Divergences franco-allemandes

M. Macron réaffirme, lui, l’impératif de la dissuasion et prône, en parallèle, une Europe « qui fasse entendre sa voix » dans une nouvelle négociation sur la stabilité stratégique et la maîtrise des armements. A Bruxelles, un diplomate commente : « Ce qu’il a dit d’une culture stratégique commune et la question qu’il pose quant au rôle de l’arme nucléaire française dans la défense de l’Europe mérite un débat. Mais il sera tellement difficile que beaucoup voudront surtout l’éviter ! » Un autre expert du dossier ajoute : « Mentionner un pilier européen au sein de l’OTAN suffira à braquer certains atlantistes. Heureusement, le président a pris soin de réaffirmer l’engagement de son pays au sein de l’Alliance. »

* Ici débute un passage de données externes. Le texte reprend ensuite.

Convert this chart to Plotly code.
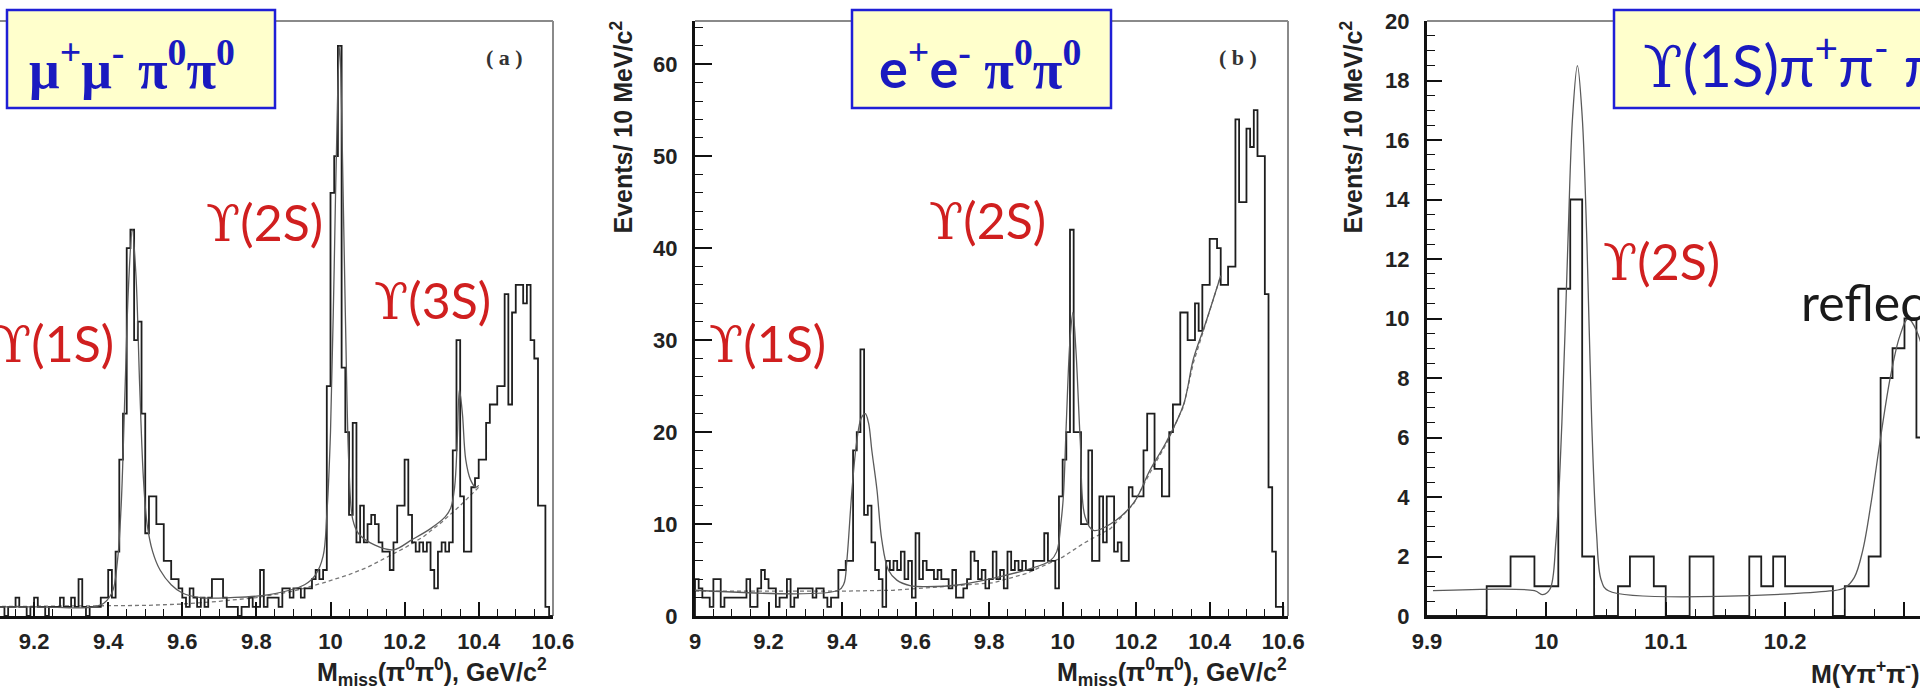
import plotly.graph_objects as go

W, H = 1920, 695
BIN_WIDTH = 0.01

# ---- (a) missing mass recoiling against pi0 pi0, mu+ mu- sample (10 MeV bins from 9.00) ----
MUMU_START = 9.00
MUMU_COUNTS = [
    1, 0, 1, 1, 0, 2, 1, 1, 0, 1,
    1, 1, 0, 1, 1, 2, 1, 1, 0, 1,
    2, 1, 1, 0, 1, 1, 1, 2, 1, 1,
    2, 1, 4, 1, 0, 1, 1, 1, 2, 2,
    5, 2, 7, 17, 22, 40, 42, 30, 32, 22,
    9, 13, 13, 10, 10, 6, 6, 4, 4, 3,
    2, 1, 3, 2, 1, 2, 1, 2, 4, 4,
    4, 2, 1, 1, 1, 0, 1, 1, 2, 1,
    1, 5, 1, 2, 2, 2, 1, 3, 3, 2,
    3, 3, 2, 3, 3, 4, 5, 4, 5, 25,
    46, 50, 62, 27, 20, 11, 21, 8, 12, 8,
    10, 11, 10, 8, 7, 7, 5, 8, 12, 12,
    17, 11, 8, 7, 8, 7, 8, 5, 3, 7,
    8, 7, 8, 18, 30, 13, 7, 7, 14, 15,
    17, 17, 21, 23, 23, 25, 25, 35, 23, 33,
    36, 36, 34, 36, 30, 28, 12, 12, 1, 0,
]
MUMU_FIT = [
    (9.00, 1.0), (9.20, 1.0), (9.38, 1.2), (9.41, 2.5), (9.425, 6), (9.435, 12),
    (9.445, 24), (9.455, 36), (9.465, 42), (9.475, 37), (9.485, 25), (9.495, 15),
    (9.505, 10), (9.52, 7), (9.54, 5), (9.57, 3.4), (9.60, 2.5), (9.65, 2.0),
    (9.73, 2.0), (9.83, 2.3), (9.93, 3.4), (9.96, 4.5), (9.98, 6.5), (9.99, 11),
    (10.00, 20), (10.01, 38), (10.02, 58), (10.025, 62), (10.03, 55), (10.04, 33),
    (10.05, 16), (10.06, 10.5), (10.075, 9), (10.12, 7.7), (10.17, 7.2),
    (10.22, 8.3), (10.27, 9.5), (10.31, 10.8), (10.325, 11.8), (10.335, 14),
    (10.342, 19), (10.348, 24.6), (10.356, 22), (10.365, 17), (10.378, 14.8),
    (10.392, 14), (10.40, 14.2),
]
MUMU_BKG = [
    (9.00, 1.0), (9.30, 1.05), (9.50, 1.15), (9.60, 1.3), (9.70, 1.6), (9.80, 2.0),
    (9.90, 2.7), (9.98, 3.6), (10.05, 4.5), (10.10, 5.3), (10.16, 6.6), (10.20, 7.4),
    (10.25, 8.6), (10.30, 10.2), (10.35, 12.0), (10.40, 14.0),
]

# ---- (b) same spectrum, e+ e- sample ----
EE_START = 9.00
EE_COUNTS = [
    4, 3, 2, 2, 1, 4, 4, 1, 2, 2,
    2, 2, 2, 2, 4, 1, 1, 3, 5, 4,
    3, 3, 1, 2, 2, 4, 1, 2, 3, 3,
    3, 3, 2, 3, 3, 2, 1, 2, 2, 5,
    5, 6, 6, 18, 20, 29, 11, 12, 8, 5,
    4, 1, 6, 5, 6, 5, 7, 4, 6, 2,
    9, 4, 6, 5, 5, 4, 5, 4, 4, 3,
    5, 2, 2, 3, 4, 7, 6, 4, 5, 3,
    4, 7, 4, 5, 3, 7, 5, 6, 5, 6,
    5, 5, 6, 6, 6, 9, 6, 6, 3, 13,
    17, 20, 42, 20, 20, 10, 10, 18, 6, 6,
    13, 8, 13, 13, 7, 8, 6, 6, 14, 13,
    13, 13, 18, 22, 22, 16, 16, 13, 13, 20,
    23, 23, 33, 33, 30, 30, 34, 31, 36, 36,
    41, 41, 40, 36, 36, 38, 38, 54, 45, 45,
    53, 51, 55, 50, 50, 35, 14, 7, 1, 1,
]
EE_FIT = [
    (9.00, 2.8), (9.39, 2.8), (9.405, 3.5), (9.413, 6), (9.427, 13.7), (9.44, 19),
    (9.452, 21.5), (9.463, 22), (9.472, 21), (9.481, 18), (9.495, 13.7),
    (9.508, 8.3), (9.526, 5), (9.549, 3.9), (9.585, 3.3), (9.63, 3.2), (9.72, 3.4),
    (9.81, 4.1), (9.90, 5.0), (9.966, 6.0), (9.984, 7), (9.995, 10), (10.002, 13),
    (10.01, 21), (10.02, 30), (10.028, 33), (10.036, 29), (10.048, 19),
    (10.061, 10.8), (10.084, 9.3), (10.13, 10), (10.193, 12.3), (10.238, 15.9),
    (10.283, 19), (10.329, 23), (10.356, 28), (10.39, 32), (10.43, 37),
]
EE_BKG = [
    (9.00, 2.7), (9.40, 2.7), (9.54, 2.8), (9.81, 3.6), (9.90, 4.6), (9.966, 5.8),
    (10.00, 6.4), (10.057, 7.9), (10.13, 9.5), (10.193, 12.2), (10.238, 15.6),
    (10.283, 18.8), (10.329, 22.8), (10.356, 27.6), (10.39, 31.8), (10.43, 37),
]

# ---- (c) M(Upsilon pi+ pi-) for Upsilon(1S) pi+ pi- pi+ pi- ----
UPS_START = 9.90
UPS_COUNTS = [
    0, 0, 0, 0, 0, 1, 1, 2, 2, 1,
    1, 11, 14, 2, 0, 0, 1, 2, 2, 1,
    0, 0, 2, 2, 0, 0, 0, 2, 1, 2,
    1, 1, 1, 1, 0, 1, 1, 2, 8, 9,
    10, 6,
]
UPS_FIT = [
    (9.905, 0.85), (9.99, 0.85), (9.997, 0.72), (10.003, 0.9), (10.008, 2.5),
    (10.013, 6.5), (10.018, 12.5), (10.022, 16.8), (10.026, 18.5), (10.03, 16.8),
    (10.034, 12.5), (10.038, 6.5), (10.042, 2.8), (10.046, 1.2), (10.052, 0.85),
    (10.24, 0.85), (10.25, 0.95), (10.258, 1.3), (10.265, 2.2), (10.272, 3.8),
    (10.28, 6.0), (10.288, 8.0), (10.296, 9.4), (10.303, 10.0), (10.31, 9.6),
    (10.32, 8.2),
]

# tick labels
A_XTICKS = [9.2, 9.4, 9.6, 9.8, 10.0, 10.2, 10.4, 10.6]
A_XLABELS = ["9.2", "9.4", "9.6", "9.8", "10", "10.2", "10.4", "10.6"]
B_XTICKS = [9.0, 9.2, 9.4, 9.6, 9.8, 10.0, 10.2, 10.4, 10.6]
B_XLABELS = ["9", "9.2", "9.4", "9.6", "9.8", "10", "10.2", "10.4", "10.6"]
B_YTICKS = [0, 10, 20, 30, 40, 50, 60]
C_XTICKS = [9.9, 10.0, 10.1, 10.2, 10.3]
C_XLABELS = ["9.9", "10", "10.1", "10.2", "10.3"]
C_YTICKS = [0, 2, 4, 6, 8, 10, 12, 14, 16, 18, 20]


def steps(start, counts):
    edges = [start + i * BIN_WIDTH for i in range(len(counts) + 1)]
    xs = [edges[0]] + edges + [edges[-1]]
    ys = [0] + list(counts) + [counts[-1], 0]
    return xs, ys


def unzip(pairs):
    return [p[0] for p in pairs], [p[1] for p in pairs]


def px(x):
    return x / W


def py(y):
    return 1 - y / H


HIST = dict(color="#1e1e1e", width=1.8)
FIT = dict(color="#5a5a5a", width=1.3)
BKG = dict(color="#777777", width=1.3, dash="4px,3px")

fig = go.Figure()
panels = [
    ("x", "y", MUMU_START, MUMU_COUNTS, MUMU_FIT, MUMU_BKG),
    ("x2", "y2", EE_START, EE_COUNTS, EE_FIT, EE_BKG),
    ("x3", "y3", UPS_START, UPS_COUNTS, UPS_FIT, None),
]
for xa, ya, start, counts, fit, bkg in panels:
    if bkg is not None:
        bx, by = unzip(bkg)
        fig.add_trace(go.Scatter(x=bx, y=by, mode="lines", line=BKG,
                                 xaxis=xa, yaxis=ya, hoverinfo="skip"))
    hx, hy = steps(start, counts)
    fig.add_trace(go.Scatter(x=hx, y=hy, mode="lines", line=HIST, line_shape="hv",
                             xaxis=xa, yaxis=ya, hoverinfo="skip"))
    fx, fy = unzip(fit)
    fig.add_trace(go.Scatter(x=fx, y=fy, mode="lines", line=FIT, line_shape="spline",
                             xaxis=xa, yaxis=ya, hoverinfo="skip"))

TICKFONT = dict(family="Liberation Sans, Arial, sans-serif", size=22, color="#222",
                weight="bold")
Y_DOMAIN = [py(616), py(21)]


def xaxis(domain, rng, vals, labels, minor_dtick, minor_tick0, anchor):
    return dict(domain=domain, range=rng, anchor=anchor, tickmode="array",
                tickvals=vals, ticktext=labels, ticks="inside", ticklen=14,
                tickwidth=1.6, tickcolor="#111", showline=True, linewidth=3,
                linecolor="#111", showgrid=False, zeroline=False, tickfont=TICKFONT,
                ticklabelstandoff=4, fixedrange=True, automargin=False,
                minor=dict(tickmode="linear", tick0=minor_tick0, dtick=minor_dtick,
                           ticks="inside", ticklen=7, tickwidth=1.3,
                           tickcolor="#111", showgrid=False))


def yaxis(rng, vals, minor_dtick, anchor, ticklen):
    return dict(domain=Y_DOMAIN, range=rng, anchor=anchor, tickmode="array",
                tickvals=vals, ticktext=[str(v) for v in vals], ticks="inside",
                ticklen=ticklen, tickwidth=1.6, tickcolor="#111", showline=True,
                linewidth=3, linecolor="#111", showgrid=False, zeroline=False,
                tickfont=TICKFONT, ticklabelstandoff=10, fixedrange=True,
                automargin=False,
                minor=dict(tickmode="linear", tick0=0, dtick=minor_dtick,
                           ticks="inside", ticklen=8, tickwidth=1.3,
                           tickcolor="#111", showgrid=False))


A_RANGE = [9.108, 10.6005]
B_RANGE = [9.0, 10.613]
C_RANGE = [9.9, 10.313]

fig.update_layout(
    width=W, height=H, autosize=False,
    margin=dict(l=0, r=0, t=0, b=0, pad=0, autoexpand=False),
    paper_bgcolor="white", plot_bgcolor="white", showlegend=False,
    xaxis=xaxis([0, px(553)], A_RANGE, A_XTICKS, A_XLABELS, 0.05, 9.0, "y"),
    yaxis=dict(domain=Y_DOMAIN, range=[0, 64.7], anchor="x", visible=False,
               fixedrange=True, automargin=False),
    xaxis2=xaxis([px(695), px(1288)], B_RANGE, B_XTICKS, B_XLABELS, 0.05, 9.0, "y2"),
    yaxis2=yaxis([0, 64.7], B_YTICKS, 2, "x2", 17),
    xaxis3=xaxis([px(1427), 1.0], C_RANGE, C_XTICKS, C_XLABELS, 0.025, 9.9, "y3"),
    yaxis3=yaxis([0, 20.001], C_YTICKS, 0.5, "x3", 15),
)

# thin grey frame on the top and right sides
FRAME = dict(color="#8a8a8a", width=2)
shapes = []
for xa, ya, right in [("x", "y", True), ("x2", "y2", True), ("x3", "y3", False)]:
    shapes.append(dict(type="line", xref=f"{xa} domain", yref=f"{ya} domain",
                       x0=0, x1=1, y0=1, y1=1, line=FRAME, layer="below"))
    if right:
        shapes.append(dict(type="line", xref=f"{xa} domain", yref=f"{ya} domain",
                           x0=1, x1=1, y0=0, y1=1, line=FRAME, layer="below"))

# yellow title boxes
BOX_FILL = "#ffffcc"
BOX_LINE = dict(color="#1f1fd6", width=2.5)
for x0, x1 in [(7, 275), (852, 1111), (1614, 1935)]:
    shapes.append(dict(type="rect", xref="paper", yref="paper",
                       x0=px(x0), x1=px(x1), y0=py(108), y1=py(10),
                       fillcolor=BOX_FILL, line=BOX_LINE, layer="above"))
fig.update_layout(shapes=shapes)

RED = "#d01f1f"
BLUE = "#1a1ac0"
SERIF = "DejaVu Serif, Liberation Serif, serif"
BSERIF = "Liberation Serif, DejaVu Serif, serif"
SANS = "Liberation Sans, Arial, sans-serif"
LABEL = "Lato, Open Sans, sans-serif"


def ann(x, y, text, size, color, family, xanchor="left", yanchor="middle", angle=0):
    fig.add_annotation(x=px(x), y=py(y), xref="paper", yref="paper", text=text,
                       showarrow=False, xanchor=xanchor, yanchor=yanchor,
                       textangle=angle, borderpad=0,
                       font=dict(size=size, color=color, family=family))


def ups(state):
    return f'<span style="font-family:{SERIF}">ϒ</span>({state})'


def sans(s):
    return f'<span style="font-family:{LABEL}">{s}</span>'


# box contents
ann(28, 66, "<b>μ<sup>+</sup>μ<sup>-</sup> π<sup>0</sup>π<sup>0</sup></b>", 54, BLUE, BSERIF)
ann(878, 66, "<b>" + sans("e") + "<sup>+</sup>" + sans("e")
    + "<sup>-</sup> π<sup>0</sup>π<sup>0</sup></b>", 54, BLUE, BSERIF)
ann(1642, 62, ups("1S") + "π<sup>+</sup>π<sup>-</sup> π<sup>+</sup>π<sup>-</sup>", 58,
    BLUE, LABEL)

# panel letters
ann(505, 58, "<b>( a )</b>", 22, "#333", BSERIF, xanchor="center")
ann(1238, 58, "<b>( b )</b>", 22, "#333", BSERIF, xanchor="center")

# resonance labels
ann(115, 343, ups("1S"), 50, RED, LABEL, xanchor="right")
ann(205, 222, ups("2S"), 50, RED, LABEL)
ann(373, 300, ups("3S"), 50, RED, LABEL)
ann(708, 343, ups("1S"), 50, RED, LABEL)
ann(928, 221, ups("2S"), 50, RED, LABEL)
ann(1602, 261, ups("2S"), 50, RED, LABEL)
ann(1800, 302, "reflection", 50, "#1a1a1a", LABEL)

# axis titles
XTITLE = "<b>M<sub>miss</sub>(π<sup>0</sup>π<sup>0</sup>), GeV/c<sup>2</sup></b>"
ann(548, 672, XTITLE, 25, "#222", SANS, xanchor="right")
ann(1288, 672, XTITLE, 25, "#222", SANS, xanchor="right")
ann(1810, 672, "<b>M(Υπ<sup>+</sup>π<sup>-</sup>), GeV/c<sup>2</sup></b>", 25, "#222",
    SANS)
YTITLE = "<b>Events/ 10 MeV/c<sup>2</sup></b>"
ann(621, 20, YTITLE, 25, "#222", SANS, xanchor="center", yanchor="top", angle=-90)
ann(1351, 20, YTITLE, 25, "#222", SANS, xanchor="center", yanchor="top", angle=-90)

fig.write_html("out.html")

Le propos présidentiel aura-t-il un effet réel ? « Beaucoup dépendra, comme d’habitude, de Berlin. Mais pour ce qui est de l’objectif ultime de l’autonomie stratégique, il y a un gros doute… », suggère une source allemande.

  • Les progrès dans ce domaine se heurtent précisément à des divergences franco-allemandes quant à la place du nucléaire dans la sécurité de l’Union, ainsi que sur la réorganisation des industries d’armement et la nature des opérations militaires extérieures, souligne Thomas Gomart, directeur de l’IFRI et auteur de L’Affolement du monde (Taillandier, 2019).

Autre obstacle pour les projets présidentiels : à Paris, des experts mettent en garde contre une mutualisation des efforts avec des partenaires européens qui ont peu investi dans leurs outils de défense au cours des dernières années.

Aujourd’hui, des pays européens se remobilisent, sous la forte pression du président américain, Donald Trump. Pas assez, toutefois, pour en arriver à la « capacité d’action autonome » évoquée par le président français et les rendre totalement « crédibles et efficaces » au sein de l’OTAN, ou pour leur propre défense.

  • L’enjeu de l’autonomie stratégique européenne pourrait donc être principalement de « tirer l’outil militaire français vers le haut afin de renforcer la crédibilité stratégique des Européens, et non vers le bas, au risque d’accélérer leur marginalisation », souligne M. Gomart.

D’autres spécialistes indiquent que, en réalité, les Européens ne définissent même pas de manière identique cette autonomie : elle ne doit être qu’industrielle pour certains, militaire pour d’autres – qui ne précisent pas nécessairement les outils à mettre en place pour atteindre ce but. Les questions des budgets nécessaires et de la prise de décision (avec ou sans unanimité ?) restent, elles aussi, en suspens au sein des Vingt-Sept.

Le président français semble, en revanche, avoir l’oreille de M. Borrell : « Certains points du discours de M. Macron font largement écho au travail entrepris, indique Virginie Battu-Henriksson, une porte-parole du haut représentant. Par exemple, l’idée que l’Union doit assumer une plus grande responsabilité pour sa propre sécurité et être capable d’agir dans son voisinage. »

Samedi 8 février, M. Borrell publiait, en tout cas, un texte intitulé « Miser sur la puissance européenne » [1]. En soulignant que l’UE ne souffrait pas d’un manque de puissance, mais bien d’une volonté insuffisante pour « additionner ses forces, assurer leur cohérence et en optimiser les effets ».